Whether you believe Snowden's acts were right or wrong Stone's film does an impressive job in simplifying and explaining what exactly the American government was doing over these years and how far it was able to reach into the personal data and lives of its citizens. It's here where the film shines and really stakes a claim to being important. At one point the film virtually stops and slips into a documentary-style montage explaining how PRISM, the NSA's controversial data-gathering program, functions and at another point a character turns directly to the camera to explain the complex FISA court process.
In these stretches the sophistication of Stone's cinematic propaganda is impressively sharp. We witness the government scraping an immense volume of personal, private information and the film makes it very clear that this is often being utilized for reasons that are not directly security related. Snowden's catch cry, "This was not about terrorism, it was about social and economic control," is discomfortingly illustrated. It's a clever ploy by Stone, and while the film is certainly not free of an agenda, it does present an astute argument.
Joseph Gordon-Levitt is unexpectedly superb in his portrayal of Snowden, not only completely disappearing into the character with a nuanced take on a man fighting an internal battle between patriotism and politics, but also magnificently capturing the interesting cadence of the man's speech. There were moments when the film reenacted scenes from Laura Poitras' documentary and I genuinely wasn't sure whether they had surreptitiously slipped the real Snowden in or not.
Aesthetically the film is also relatively restrained for Oliver Stone. He occasionally plays around with video formats but for the most part this is a clean, crisp, and satisfyingly digital film. Stone does gives us one lovely aesthetic flourish in a fade from a circuit board to an office building that, despite being a thuddingly obvious visual metaphor, plays impressively in context of the moment.

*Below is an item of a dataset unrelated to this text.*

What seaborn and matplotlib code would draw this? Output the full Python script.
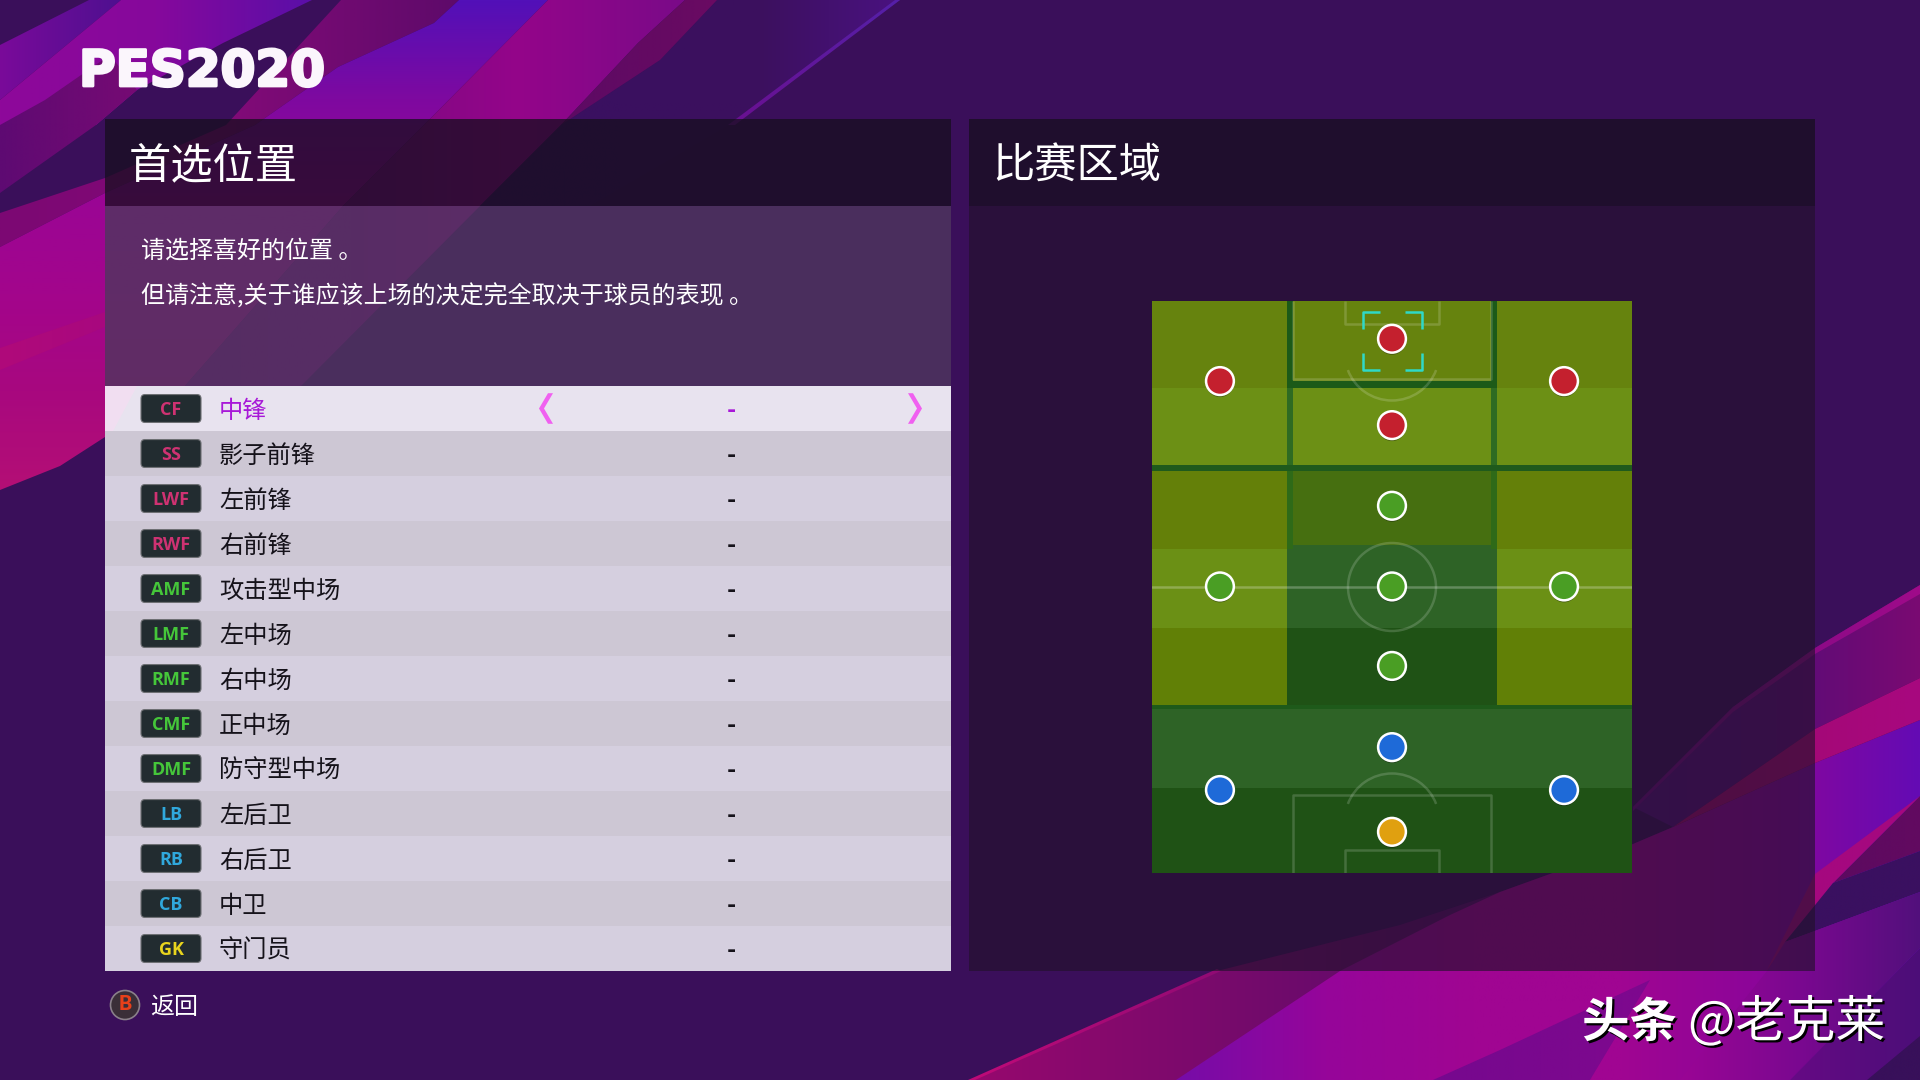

In a world where the Snowden conversation is still explosively divisive this film comes across as surreptitiously subversive. It's not a great film by any means, suffering from a maddening lack of narrative momentum and an irritating sense of repetition but released in the lead up to America's most contentious election in decades it feels like a mine dropped into the national subconscious. You may not agree with Stone's politics, or even with the agenda of the film, but it's certainly good to have this cinematic trouble maker back in action stirring the pot.